From the first line of the data through the line containing "import pandas as pd", return each line exactly.

==== EXCERPTED RECORDS ====

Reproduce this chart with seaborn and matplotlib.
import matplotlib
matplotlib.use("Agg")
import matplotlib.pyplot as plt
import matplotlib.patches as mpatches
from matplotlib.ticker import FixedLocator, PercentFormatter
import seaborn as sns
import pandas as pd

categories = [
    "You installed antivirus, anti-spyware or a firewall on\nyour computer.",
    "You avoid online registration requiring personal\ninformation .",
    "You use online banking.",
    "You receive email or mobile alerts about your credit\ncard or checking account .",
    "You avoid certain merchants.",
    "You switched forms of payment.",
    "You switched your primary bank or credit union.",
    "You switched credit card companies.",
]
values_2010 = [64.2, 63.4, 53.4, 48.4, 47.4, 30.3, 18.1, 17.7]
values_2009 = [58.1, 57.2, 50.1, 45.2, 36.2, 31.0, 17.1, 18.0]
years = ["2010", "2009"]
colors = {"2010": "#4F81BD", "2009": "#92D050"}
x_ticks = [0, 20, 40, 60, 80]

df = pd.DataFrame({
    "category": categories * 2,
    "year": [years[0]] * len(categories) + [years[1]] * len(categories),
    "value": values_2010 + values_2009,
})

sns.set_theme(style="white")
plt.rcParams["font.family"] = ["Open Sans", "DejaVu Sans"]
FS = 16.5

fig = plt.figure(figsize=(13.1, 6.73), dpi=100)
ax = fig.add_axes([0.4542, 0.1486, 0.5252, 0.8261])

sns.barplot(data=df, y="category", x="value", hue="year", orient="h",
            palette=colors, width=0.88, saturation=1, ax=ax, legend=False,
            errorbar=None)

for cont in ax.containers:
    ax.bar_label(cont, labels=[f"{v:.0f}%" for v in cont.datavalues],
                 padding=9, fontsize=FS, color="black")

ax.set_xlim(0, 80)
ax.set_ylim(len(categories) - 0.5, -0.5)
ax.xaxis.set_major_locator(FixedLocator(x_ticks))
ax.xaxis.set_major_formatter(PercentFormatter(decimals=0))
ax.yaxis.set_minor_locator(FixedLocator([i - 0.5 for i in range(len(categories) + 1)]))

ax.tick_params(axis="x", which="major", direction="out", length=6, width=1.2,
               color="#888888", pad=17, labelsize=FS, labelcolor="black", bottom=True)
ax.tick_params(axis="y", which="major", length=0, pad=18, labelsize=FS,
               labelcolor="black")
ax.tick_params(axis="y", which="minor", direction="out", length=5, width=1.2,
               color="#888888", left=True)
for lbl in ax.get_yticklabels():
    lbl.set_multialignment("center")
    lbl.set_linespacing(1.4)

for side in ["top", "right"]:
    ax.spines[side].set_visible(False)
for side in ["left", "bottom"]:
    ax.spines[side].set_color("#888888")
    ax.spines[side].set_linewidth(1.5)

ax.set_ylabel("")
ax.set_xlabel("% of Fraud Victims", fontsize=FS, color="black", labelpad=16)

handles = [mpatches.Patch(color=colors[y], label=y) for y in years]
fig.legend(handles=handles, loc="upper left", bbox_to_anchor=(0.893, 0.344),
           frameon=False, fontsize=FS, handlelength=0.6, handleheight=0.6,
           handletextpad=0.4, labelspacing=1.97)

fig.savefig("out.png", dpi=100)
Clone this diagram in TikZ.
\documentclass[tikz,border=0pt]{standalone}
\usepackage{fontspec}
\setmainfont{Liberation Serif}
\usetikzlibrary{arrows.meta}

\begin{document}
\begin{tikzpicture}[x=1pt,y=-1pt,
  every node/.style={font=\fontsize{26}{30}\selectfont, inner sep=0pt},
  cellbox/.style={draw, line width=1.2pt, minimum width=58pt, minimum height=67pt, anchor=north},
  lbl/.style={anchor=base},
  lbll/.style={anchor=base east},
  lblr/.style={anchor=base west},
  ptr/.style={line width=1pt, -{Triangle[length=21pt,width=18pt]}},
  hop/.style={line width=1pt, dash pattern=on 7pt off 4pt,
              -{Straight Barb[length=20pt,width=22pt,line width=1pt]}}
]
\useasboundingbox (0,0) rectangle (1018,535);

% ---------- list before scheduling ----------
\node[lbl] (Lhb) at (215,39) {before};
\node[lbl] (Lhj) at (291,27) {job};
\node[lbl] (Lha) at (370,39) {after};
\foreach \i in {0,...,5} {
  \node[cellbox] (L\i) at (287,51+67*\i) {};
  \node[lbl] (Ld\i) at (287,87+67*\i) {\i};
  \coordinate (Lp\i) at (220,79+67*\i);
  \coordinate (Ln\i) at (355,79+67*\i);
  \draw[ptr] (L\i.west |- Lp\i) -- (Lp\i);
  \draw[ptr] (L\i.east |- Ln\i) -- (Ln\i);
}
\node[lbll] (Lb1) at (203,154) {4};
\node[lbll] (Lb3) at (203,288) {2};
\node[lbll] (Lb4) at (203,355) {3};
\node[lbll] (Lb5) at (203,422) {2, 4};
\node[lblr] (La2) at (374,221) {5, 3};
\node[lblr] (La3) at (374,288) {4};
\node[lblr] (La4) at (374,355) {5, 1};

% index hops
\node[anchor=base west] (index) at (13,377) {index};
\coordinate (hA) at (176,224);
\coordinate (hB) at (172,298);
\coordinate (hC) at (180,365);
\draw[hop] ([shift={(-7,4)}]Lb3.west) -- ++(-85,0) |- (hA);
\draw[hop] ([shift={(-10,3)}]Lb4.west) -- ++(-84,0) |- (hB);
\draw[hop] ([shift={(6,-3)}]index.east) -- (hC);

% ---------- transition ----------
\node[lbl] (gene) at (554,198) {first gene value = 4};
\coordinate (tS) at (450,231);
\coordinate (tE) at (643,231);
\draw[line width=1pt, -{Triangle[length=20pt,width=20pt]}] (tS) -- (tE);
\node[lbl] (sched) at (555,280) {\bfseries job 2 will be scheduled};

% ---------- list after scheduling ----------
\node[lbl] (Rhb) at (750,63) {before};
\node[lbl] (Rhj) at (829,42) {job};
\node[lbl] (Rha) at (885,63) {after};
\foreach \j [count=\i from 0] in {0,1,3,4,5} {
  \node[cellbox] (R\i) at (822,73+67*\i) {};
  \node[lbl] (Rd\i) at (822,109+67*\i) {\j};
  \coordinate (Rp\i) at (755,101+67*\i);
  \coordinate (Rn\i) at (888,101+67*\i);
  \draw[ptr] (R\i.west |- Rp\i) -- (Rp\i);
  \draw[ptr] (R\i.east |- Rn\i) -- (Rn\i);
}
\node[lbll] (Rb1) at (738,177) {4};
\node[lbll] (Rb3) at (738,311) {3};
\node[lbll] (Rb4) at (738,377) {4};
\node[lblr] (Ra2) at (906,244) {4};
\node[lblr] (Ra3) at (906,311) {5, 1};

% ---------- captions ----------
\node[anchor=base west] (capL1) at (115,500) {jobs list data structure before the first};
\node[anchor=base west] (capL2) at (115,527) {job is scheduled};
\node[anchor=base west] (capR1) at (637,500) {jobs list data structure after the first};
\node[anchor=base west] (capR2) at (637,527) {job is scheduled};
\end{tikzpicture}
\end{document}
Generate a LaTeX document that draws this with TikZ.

====

» **EXERCISE RESPONSE**:
Reproduce this chart with seaborn and matplotlib.
import matplotlib
matplotlib.use("Agg")
import matplotlib.pyplot as plt
import matplotlib.patches as mpatches
from matplotlib.ticker import FixedLocator, PercentFormatter
import seaborn as sns
import pandas as pd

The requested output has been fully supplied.